The real issue, was for C Space and is for all of us, in switching up our thinking. Getting out of our heads and into the mindset of the people you want to attract. It’s a kin to building up the customer universe and starting to answer questions like, in the C Space example, what is our definition of the top 1% candidate for C Space, who is this person, what stage of their career are they at, what are they looking for career and company wise, what online platforms do they use etc. Simply having a brainstorming session around questions like Who, What, Where, Why, When and How, will lead to further clarity. From there, you’ve got a brief, you simply answer it. In this instance, something that was also very useful, was in looking at the person they wanted to replace and breakdown why he was successful at the role, what natural traits and approach does he have and using that as material to construct this brief.

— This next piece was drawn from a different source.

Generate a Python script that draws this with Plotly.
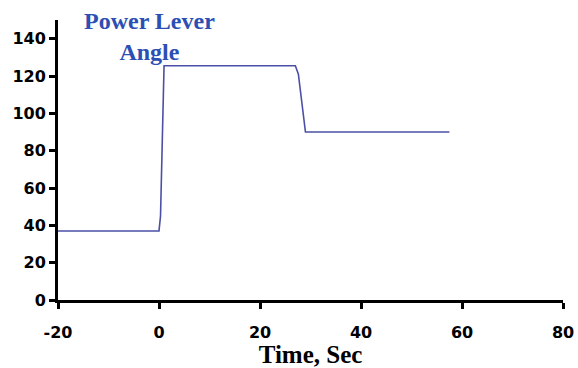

The problem, as it is for so many organisations, is that the traditional recruitment process is ineffective and seems antiquated in most instances. People are impossible to translate onto a 2 page CV. Most people don’t know how to sell what they can do, even those who can write, often fail to do this well. To hire based on 2 1-1 interviews, when candidates are not in a very unnatural situation, trying to answer questions to impress, not fit, is completely flawed. No wonder 55% of current employed people in the UK, got their role through someone they know. We don’t trust the traditional recruitment process, because it doesn’t work. Yet it’s continually used across the board. The definition of insanity comes to mind…

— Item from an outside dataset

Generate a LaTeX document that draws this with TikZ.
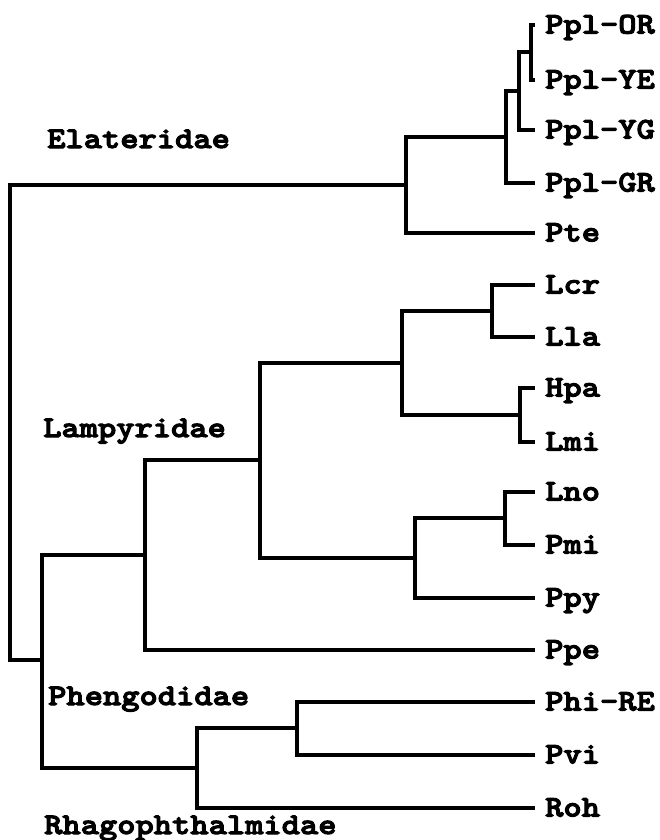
\documentclass[tikz,border=0pt]{standalone}
\usepackage{fontspec}
\newfontfamily\labfont{lmmonolt10-bold.otf}[FakeStretch=1.16,FakeBold=3.5]
\begin{document}
\begin{tikzpicture}[x=1pt,y=-1pt,
  br/.style={line width=3.8pt,line cap=butt,line join=miter},
  leaf/.style={anchor=base west,inner sep=0pt,font=\fontsize{30}{30}\selectfont\labfont},
  fam/.style={anchor=base west,inner sep=0pt,font=\fontsize{30}{30}\selectfont\labfont}]
\useasboundingbox (0,0) rectangle (659,840);
% tips
\coordinate (tOR) at (535,25);
\coordinate (tYE) at (535,80);
\coordinate (tYG) at (535,130);
\coordinate (tGR) at (535,183);
\coordinate (tPte) at (535,233);
\coordinate (tLcr) at (535,285);
\coordinate (tLla) at (535,337);
\coordinate (tHpa) at (535,388);
\coordinate (tLmi) at (535,442);
\coordinate (tLno) at (535,492);
\coordinate (tPmi) at (535,545);
\coordinate (tPpy) at (535,598);
\coordinate (tPpe) at (535,650);
\coordinate (tPhi) at (535,702);
\coordinate (tPvi) at (535,755);
\coordinate (tRoh) at (535,808);
% internal nodes
\coordinate (nORYE) at (531,52);
\coordinate (nYG) at (519,91);
\coordinate (nPpl) at (506,137);
\coordinate (nEla) at (406,185);
\coordinate (nLL) at (492,311);
\coordinate (nHL) at (520,415);
\coordinate (nL4) at (402,363);
\coordinate (nLP) at (505,518);
\coordinate (nL3) at (415,558);
\coordinate (nL7) at (260,460);
\coordinate (nLam) at (145,555);
\coordinate (nPP) at (297,728);
\coordinate (nPR) at (197,768);
\coordinate (nLow) at (42,660);
\coordinate (root) at (10,422);
% branches
\draw[br] (tOR) -| (nORYE) |- (tYE);
\draw[br] (nORYE) -| (nYG) |- (tYG);
\draw[br] (nYG) -| (nPpl) |- (tGR);
\draw[br] (nPpl) -| (nEla) |- (tPte);
\draw[br] (tLcr) -| (nLL) |- (tLla);
\draw[br] (tHpa) -| (nHL) |- (tLmi);
\draw[br] (nLL) -| (nL4) |- (nHL);
\draw[br] (tLno) -| (nLP) |- (tPmi);
\draw[br] (nLP) -| (nL3) |- (tPpy);
\draw[br] (nL4) -| (nL7) |- (nL3);
\draw[br] (nL7) -| (nLam) |- (tPpe);
\draw[br] (tPhi) -| (nPP) |- (tPvi);
\draw[br] (nPP) -| (nPR) |- (tRoh);
\draw[br] (nLam) -| (nLow) |- (nPR);
\draw[br] (nEla) -| (root) |- (nLow);
% leaf labels
\foreach \t/\s in {tOR/Ppl-OR,tYE/Ppl-YE,tYG/Ppl-YG,tGR/Ppl-GR,tPte/Pte,tLcr/Lcr,tLla/Lla,tHpa/Hpa,tLmi/Lmi,tLno/Lno,tPmi/Pmi,tPpy/Ppy,tPpe/Ppe,tPhi/Phi-RE,tPvi/Pvi,tRoh/Roh}
  \node[leaf] (l\t) at ([xshift=10pt,yshift=-8.5pt]\t) {\s};
% family labels
\node[fam] (fEla) at (47,148) {Elateridae};
\node[fam] (fLam) at (43,437) {Lampyridae};
\node[fam] (fPhe) at (48,705) {Phengodidae};
\node[fam] (fRha) at (44,834) {Rhagophthalmidae};
\end{tikzpicture}
\end{document}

With C Space, it was clear they wanted a creative thinker, entrepreneurial, a problem-solver, bright and passionate, a millennial and be excited and someone inspired by the possibilities of creating and growing an innovative business on the front line. ‘Business Development Manager’ didn’t seem to cut it and the a-typical job spec, was one-dimensional and completely focused on what C Space wanted, not on what the candidate would get out of it. Judging by the initial responses and quality of CV’s the team received, this didn’t work for candidates either.
Resulting from the team at C Space’s investment, brainstorming and re-thinking and a little prod from yours truly, the team realised that their most used tool for clients, video, was the only and best way to communicate their energy and vibrancy to potential candidates. Spreading it across their online channels and really ‘reaching’ the right people. See their fantastic video here, this is how it’s done:
They also scrapped the usual 2 one-to-one interviews and CV style process and we looked a much more rounded and multi-dimensional assessment day including:
A warm-up exercise
1-on-1 interviews based on a prepared brief
A group prioritisation exercise
A group exercise solving a challenge as a team and then presenting back
Q & A with the team
Pub after it all to say thanks! (very important)

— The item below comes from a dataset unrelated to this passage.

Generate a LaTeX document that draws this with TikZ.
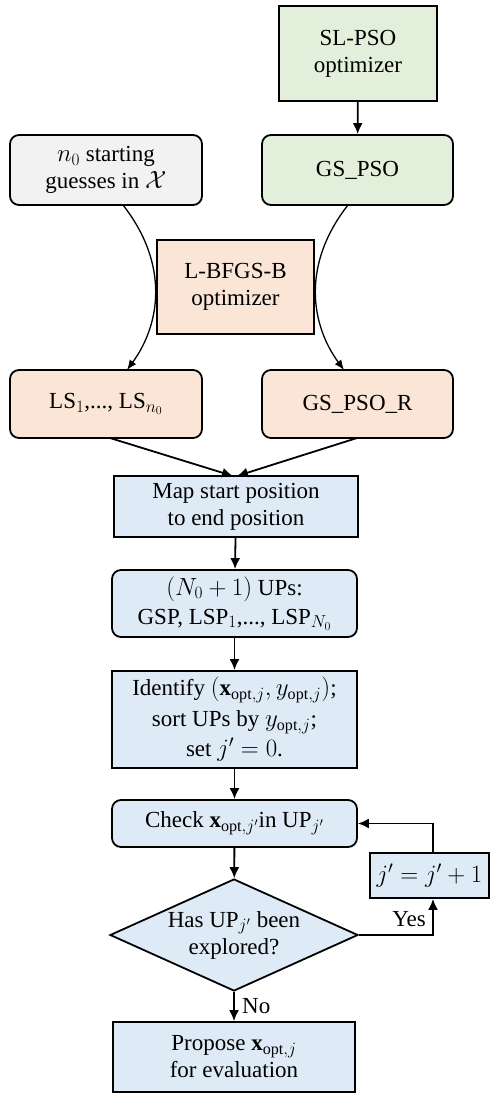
\documentclass[tikz,border=0pt]{standalone}
\usepackage{fontspec}
\setmainfont{Liberation Serif}
\usetikzlibrary{shapes.geometric,arrows.meta}
\definecolor{cgreen}{HTML}{E2EFDA}
\definecolor{cgray}{HTML}{F2F2F2}
\definecolor{cpeach}{HTML}{FBE5D6}
\definecolor{cblue}{HTML}{DEEBF7}
\begin{document}
\begin{tikzpicture}[x=1pt,y=-1pt,
  font=\fontsize{23}{27}\selectfont,
  box/.style={draw=black,line width=1.8pt,align=center,inner sep=0pt},
  rbox/.style={box,rounded corners=9pt},
  arr/.style={-{Latex[length=11pt,width=10pt]},line width=1.8pt},
  carr/.style={-{Latex[length=10pt,width=8pt]},line width=1.3pt}]
\useasboundingbox (0,0) rectangle (490,1093);
\node[box,fill=cgreen,minimum width=158pt,minimum height=95pt] (sl) at (358,53.5) {SL-PSO\\optimizer};
\node[rbox,fill=cgreen,minimum width=191pt,minimum height=70pt] (gs) at (357.5,170) {GS\_PSO};
\node[rbox,fill=cgray,minimum width=192pt,minimum height=70pt] (n0) at (106,170) {$n_{0}$ starting\\guesses in $\mathcal{X}$};
\node[box,fill=cpeach,minimum width=157pt,minimum height=94pt] (lb) at (235.5,287) {L-BFGS-B\\optimizer};
\node[rbox,fill=cpeach,minimum width=192pt,minimum height=68pt] (ls) at (106,404) {LS$_{1}$,..., LS$_{n_0}$};
\node[rbox,fill=cpeach,minimum width=191pt,minimum height=68pt] (gsr) at (357.5,404) {GS\_PSO\_R};
\node[box,fill=cblue,minimum width=244pt,minimum height=61pt] (map) at (236,506.5) {Map start position\\to end position};
\node[rbox,fill=cblue,minimum width=245pt,minimum height=67pt] (ups) at (234.5,603.5) {$(N_0+1)$ UPs:\\[2pt]GSP, LSP$_{1}$,..., LSP$_{N_0}$};
\node[box,fill=cblue,minimum width=245pt,minimum height=97pt] (idf) at (234.5,719.5) {Identify $(\mathbf{x}_{\mathrm{opt},j},y_{\mathrm{opt},j})$;\\[4pt]sort UPs by $y_{\mathrm{opt},j}$;\\[3pt]set $j'=0$.};
\node[rbox,fill=cblue,minimum width=245pt,minimum height=47pt] (chk) at (234.5,823.5) {Check $\mathbf{x}_{\mathrm{opt},j'}$in UP$_{j'}$};
\node[diamond,draw=black,line width=1.8pt,fill=cblue,minimum width=248pt,minimum height=112pt,inner sep=0pt,align=center,aspect=2.2] (dia) at (234,935) {Has UP$_{j'}$ been\\explored?};
\node[box,fill=cblue,minimum width=119pt,minimum height=45pt] (inc) at (429.5,875.5) {$j'=j'+1$};
\node[box,fill=cblue,minimum width=242pt,minimum height=70pt] (prop) at (234,1057) {Propose $\mathbf{x}_{\mathrm{opt},j}$\\for evaluation};
\coordinate (yc) at (433,935);
\coordinate (ic) at (433,823.5);
\coordinate (c1) at (123,205);
\coordinate (c2) at (127,370);
\coordinate (c3) at (348,205);
\coordinate (c4) at (344,370);
\coordinate (m1) at (233,476);
\coordinate (m2) at (237,476);
\coordinate (l1) at (110,438);
\coordinate (r1) at (357,438);
\draw[arr] (sl) -- (gs);
\draw[carr] (c1) .. controls (170,265) and (160,325) .. (c2);
\draw[carr] (c3) .. controls (301,265) and (311,325) .. (c4);
\draw[arr] (l1) -- (m1);
\draw[arr] (r1) -- (m2);
\draw[arr] (map) -- (ups);
\draw[arr] (ups) -- (idf);
\draw[arr] (idf) -- (chk);
\draw[arr] (chk) -- (dia);
\draw[arr] (dia) -- node[right=4pt]{No} (prop);
\draw[arr] (dia.east) -- (yc) -- node[left=3pt,pos=0.45]{Yes} (yc |- inc.south);
\draw[arr] (inc.north -| ic) -- (ic) -- (chk.east);
\end{tikzpicture}
\end{document}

Excellent stuff, I would go one step further to really bring this up to the next level, request an accompanying video from candidates with an application, to help in the selection phase.
Moral of the story:
If you want a multi-faceted, high-calibre candidate, you’ve got to invest in the recruitment process to reflect who you are as a company, as a team and sell sell sell. You have competition when you’re aiming for the best and the brightest, so work for them. The best candidates take the effort in the short-term, but are well worth it in the long-term.
Questions to clarify who your ideal candidate is:
- Get in the shoes and minds of your target candidates.
- Who is your ideal candidate? Think of the customer universe, construct and populate this character, make them real, only then can you effectively target them and reach them!
- Where will they be? Online, where will they congregate, what platforms will they use?
- Are they better to meet in person, will they be at certain networking events, conferences etc.
- What will attract them, excite them, inspire them? What are they really looking for?
- What’s in it for them?
- How you can best communicate the energy and true nature of the role, team and organisation they’ll be working in? How can you bring it to life?